== Data entries ==

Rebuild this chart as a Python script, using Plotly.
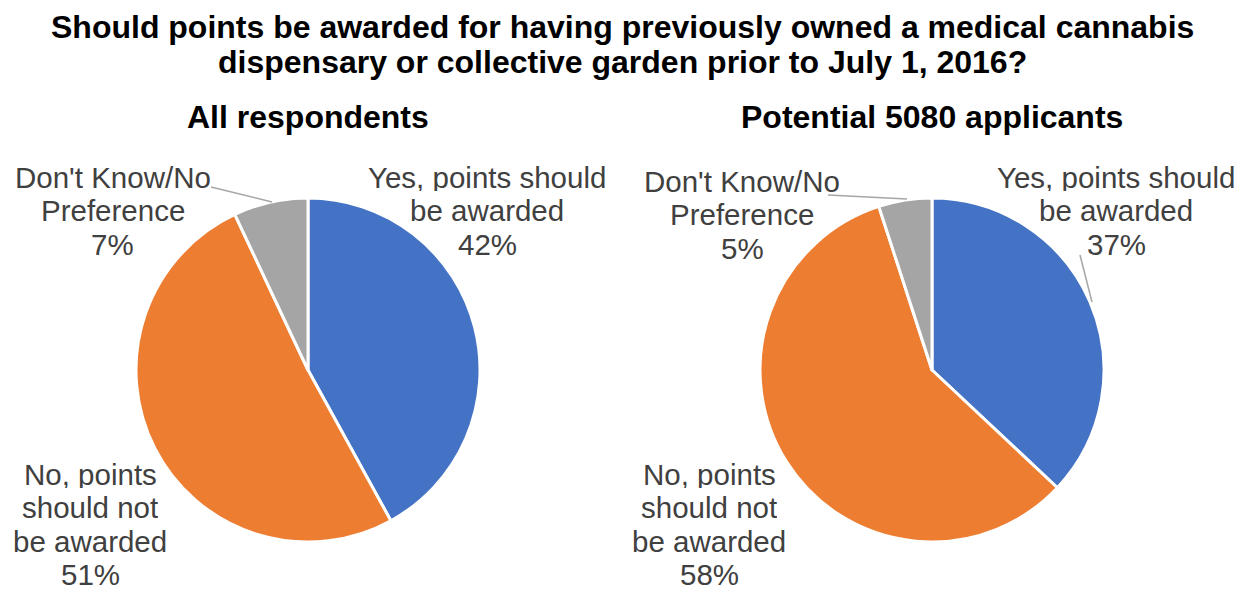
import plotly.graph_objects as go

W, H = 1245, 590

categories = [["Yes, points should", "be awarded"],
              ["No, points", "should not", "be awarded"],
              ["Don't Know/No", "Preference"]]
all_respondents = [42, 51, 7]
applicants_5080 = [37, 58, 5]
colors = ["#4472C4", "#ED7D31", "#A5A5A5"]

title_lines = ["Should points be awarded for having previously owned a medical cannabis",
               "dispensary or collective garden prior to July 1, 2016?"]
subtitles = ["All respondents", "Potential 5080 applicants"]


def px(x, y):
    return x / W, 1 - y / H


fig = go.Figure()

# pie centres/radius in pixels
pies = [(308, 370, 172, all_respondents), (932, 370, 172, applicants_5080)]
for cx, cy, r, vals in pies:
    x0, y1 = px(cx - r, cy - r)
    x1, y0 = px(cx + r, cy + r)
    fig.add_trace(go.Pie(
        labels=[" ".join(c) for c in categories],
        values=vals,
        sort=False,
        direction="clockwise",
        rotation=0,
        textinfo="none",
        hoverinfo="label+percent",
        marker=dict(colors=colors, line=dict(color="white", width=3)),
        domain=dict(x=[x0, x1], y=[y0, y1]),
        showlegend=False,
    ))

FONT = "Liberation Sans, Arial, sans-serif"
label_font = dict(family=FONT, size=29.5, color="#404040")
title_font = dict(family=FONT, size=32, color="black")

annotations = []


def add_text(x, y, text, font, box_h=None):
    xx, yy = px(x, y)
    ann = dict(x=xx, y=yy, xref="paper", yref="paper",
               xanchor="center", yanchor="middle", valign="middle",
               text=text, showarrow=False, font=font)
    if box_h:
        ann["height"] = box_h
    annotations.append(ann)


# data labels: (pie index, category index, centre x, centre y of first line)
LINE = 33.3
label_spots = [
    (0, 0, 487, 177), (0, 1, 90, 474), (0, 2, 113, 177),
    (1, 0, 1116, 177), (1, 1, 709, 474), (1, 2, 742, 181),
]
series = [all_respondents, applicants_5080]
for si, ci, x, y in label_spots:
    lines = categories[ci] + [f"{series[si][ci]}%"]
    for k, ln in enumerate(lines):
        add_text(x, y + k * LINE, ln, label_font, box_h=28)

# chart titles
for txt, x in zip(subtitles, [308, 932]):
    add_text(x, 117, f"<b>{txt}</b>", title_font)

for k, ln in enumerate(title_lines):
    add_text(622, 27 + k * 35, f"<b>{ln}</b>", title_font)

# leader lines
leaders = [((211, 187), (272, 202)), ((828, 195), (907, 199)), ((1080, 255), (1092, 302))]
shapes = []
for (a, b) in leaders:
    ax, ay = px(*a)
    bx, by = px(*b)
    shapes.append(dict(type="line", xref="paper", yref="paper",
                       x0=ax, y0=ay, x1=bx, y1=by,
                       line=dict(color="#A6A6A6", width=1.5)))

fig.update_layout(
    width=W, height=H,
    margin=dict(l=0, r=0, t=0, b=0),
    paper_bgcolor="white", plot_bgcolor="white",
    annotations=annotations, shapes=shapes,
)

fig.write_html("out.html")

===
== Data entries ==

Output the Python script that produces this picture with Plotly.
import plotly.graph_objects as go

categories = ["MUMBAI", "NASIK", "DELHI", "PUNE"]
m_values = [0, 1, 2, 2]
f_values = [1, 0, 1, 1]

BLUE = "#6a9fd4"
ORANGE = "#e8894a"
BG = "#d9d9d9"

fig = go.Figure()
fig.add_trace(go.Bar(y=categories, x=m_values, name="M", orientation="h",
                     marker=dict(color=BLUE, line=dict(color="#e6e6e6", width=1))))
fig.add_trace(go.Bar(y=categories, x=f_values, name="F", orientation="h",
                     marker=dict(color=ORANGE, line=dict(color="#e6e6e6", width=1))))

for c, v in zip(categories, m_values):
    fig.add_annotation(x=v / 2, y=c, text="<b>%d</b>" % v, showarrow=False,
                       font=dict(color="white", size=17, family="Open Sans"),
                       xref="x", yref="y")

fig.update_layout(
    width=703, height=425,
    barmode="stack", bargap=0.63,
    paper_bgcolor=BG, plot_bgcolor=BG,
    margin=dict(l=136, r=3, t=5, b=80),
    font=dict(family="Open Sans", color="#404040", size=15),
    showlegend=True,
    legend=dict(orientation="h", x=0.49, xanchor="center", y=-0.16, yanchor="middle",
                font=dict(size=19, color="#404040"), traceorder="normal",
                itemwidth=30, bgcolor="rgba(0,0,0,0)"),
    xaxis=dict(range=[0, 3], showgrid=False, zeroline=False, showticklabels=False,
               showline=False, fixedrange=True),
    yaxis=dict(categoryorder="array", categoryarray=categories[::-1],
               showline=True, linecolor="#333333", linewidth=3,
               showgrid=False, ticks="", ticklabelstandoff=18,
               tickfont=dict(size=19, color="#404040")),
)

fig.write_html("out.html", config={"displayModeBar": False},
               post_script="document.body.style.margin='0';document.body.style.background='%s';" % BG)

===

▶ Your task
Keep the pictures out, and extract only the lines that begin at the one containing "Rebuild this chart" and end at the one containing "W, H = 1245, 590", inclusive.

▶ Full answer
Rebuild this chart as a Python script, using Plotly.
import plotly.graph_objects as go

W, H = 1245, 590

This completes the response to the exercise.